It required countless ages for such a process; but the discoveries of geologists and astronomers—the earth-diggers and the star-gazers—combined to show that such countless ages not only might, but must, be assigned to the process. Our universe and our earth are by many millions of years older than men had thought.

But perhaps the chief fact of all, about this new discovery, is that it turned men's eyes forward, instead of backward. They began to look with a new hope towards the future of the race of men. Heretofore there had been an idea that the "Golden Age," when man was very good and very happy, lay somewhere in the remote past, and that present man had very much deteriorated. The new discovery showed him that he was, on the contrary, continually "evolving" into something higher, or, at the least, that, as he now is, he has evolved from something very much lower, even from the very lowest tiny atom that has any sort of life. It was an enlivening, hope-giving discovery.
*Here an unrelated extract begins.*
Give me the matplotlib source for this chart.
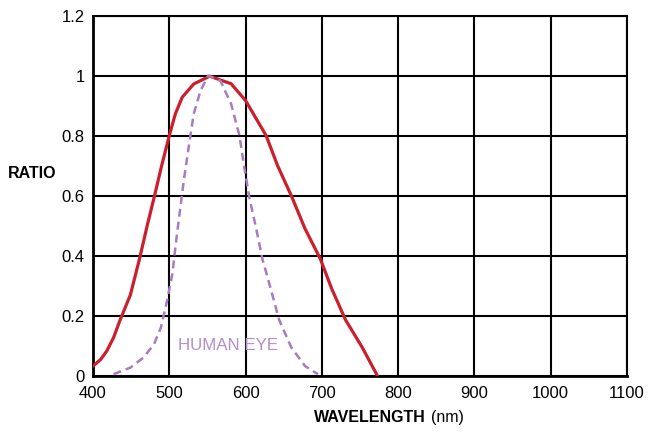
import numpy as np
import matplotlib
matplotlib.use("Agg")
import matplotlib.pyplot as plt

# Sensor response (red)
sensor_wl = [400, 410, 418, 427, 435, 449, 461, 471, 480, 490, 500, 508, 517, 532, 553,
             581, 600, 627, 642, 660, 678, 698, 713, 731, 753, 773]
sensor_ratio = [0.033, 0.055, 0.083, 0.128, 0.183, 0.27, 0.39, 0.50, 0.593, 0.70, 0.80, 0.873, 0.928, 0.972, 0.998,
                0.973, 0.917, 0.80, 0.70, 0.60, 0.49, 0.39, 0.29, 0.187, 0.095, 0.0]

# Human eye response (dashed purple)
eye_wl = [427, 449, 466, 480, 489, 497, 504, 509, 514, 519, 526, 532, 541, 551,
          567, 581, 592, 598, 605, 614, 622, 633, 644, 660, 678, 695]
eye_ratio = [0.006, 0.028, 0.061, 0.106, 0.161, 0.25, 0.339, 0.45, 0.55, 0.65, 0.772, 0.872, 0.95, 1.0,
             0.983, 0.906, 0.80, 0.70, 0.593, 0.49, 0.39, 0.29, 0.187, 0.095, 0.033, 0.006]

x_ticks = [400, 500, 600, 700, 800, 900, 1000, 1100]
y_ticks = [0, 0.2, 0.4, 0.6, 0.8, 1.0, 1.2]
y_labels = ["0", "0.2", "0.4", "0.6", "0.8", "1", "1.2"]

plt.rcParams['font.family'] = ['Liberation Sans', 'DejaVu Sans']

fig = plt.figure(figsize=(6.48, 4.33), dpi=100)
ax = fig.add_axes([0.1435, 0.1316, 0.8241, 0.8326])

ax.plot(sensor_wl, sensor_ratio, color='#cc1f2d', lw=2.3, solid_capstyle='round',
        solid_joinstyle='round', zorder=3)
ax.plot(eye_wl, eye_ratio, color='#a77cc0', lw=1.8, linestyle=(0, (3.2, 2.0)), zorder=3)

ax.text(511, 0.10, "HUMAN EYE", color='#b58ccb', fontsize=12.2, va='center', ha='left', zorder=4)

ax.set_xlim(400, 1100)
ax.set_ylim(0, 1.2)
ax.set_xticks(x_ticks)
ax.set_yticks(y_ticks)
ax.set_yticklabels(y_labels)
ax.tick_params(length=0, labelsize=12)
ax.tick_params(axis='x', pad=7)
ax.tick_params(axis='y', pad=6)
ax.grid(True, color='black', lw=1.5)
ax.set_axisbelow(True)
for s in ax.spines.values():
    s.set_color('black')
    s.set_linewidth(1.5)
ax.spines['left'].set_linewidth(2)
ax.spines['bottom'].set_linewidth(2)

fig.text(0.012, 0.60, "RATIO", fontsize=11.5, fontweight='bold', ha='left', va='center')
fig.text(0.485, 0.018, "WAVELENGTH", fontsize=11.5, fontweight='bold', ha='left', va='bottom')
fig.text(0.665, 0.018, "(nm)", fontsize=11.5, ha='left', va='bottom')

fig.savefig("out.png", dpi=100)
But let us not ascribe to it, as some, at its first coming, almost certainly did, more than its due. It revealed to man the origin of his body; perhaps, but of less certainty, it showed him the origin of his mind. That it tells him anything of the origin of his spiritual self is really only asserted by those who virtually deny that he has any spiritual side at all in his nature. Or so, let me say to avoid dogmatic assertion, it seems to me that they deny it.

CHAPTER XVI
THE RESETTLEMENT OF EUROPE

When Napoleon had been finally chained down, under the ward of the British Government, on the rock of St. Helena, the Emperors of Russia and Austria and the King of Prussia made a compact, which was called the Holy Alliance, with the principal and excellent object of maintaining peace. It is not easy to estimate how far it succeeded in that good aim, because we cannot be sure how many wars were checked by the existence of the alliance. Probably we ought to give it credit for some negative results of this kind which do not make any show in the story.

It had one curious effect, at all events. The Spanish settlements in South America had taken advantage of the distracted condition of Europe to declare their independence of the mother country. Spain appealed to the Holy Alliance to help her in regaining them, and the Alliance received the appeal favourably. But, before anything came of it, the United States put forward a famous declaration, known as the Monroe Doctrine, saying that they would not tolerate any interference, or any further colonisation, by any European Power, in either of the American Continents. Even so, Spain and the Holy Alliance might possibly have proceeded with their project had Great Britain favoured it. But Great Britain, on the contrary, was found to be not at all in its favour—for one thing her own experience in attempting to bring American colonists under a home Government which they disliked had not been encouraging—so the idea of putting pressure on the Spaniards in South America was at once and finally abandoned. It could not have been undertaken with any prospect of success if two nations so dominant at sea as Great Britain and the United States were opposed to it.

This Holy Alliance was formed between the three most powerful and most despotic rulers in Europe. Its essential idea was to maintain peace and order, but, as was evident from this very design of forcibly helping Spain to bring back her South American sheep into the home fold, it was peace and order according to the ideas of these despotic rulers. That is to say, that its ideals were in no accord with the spirit of freedom which had been let loose by the French Revolution, and was still working throughout the world, although for the moment it had lost some of its vitality because of the alarm excited by the extreme violence of that Revolution.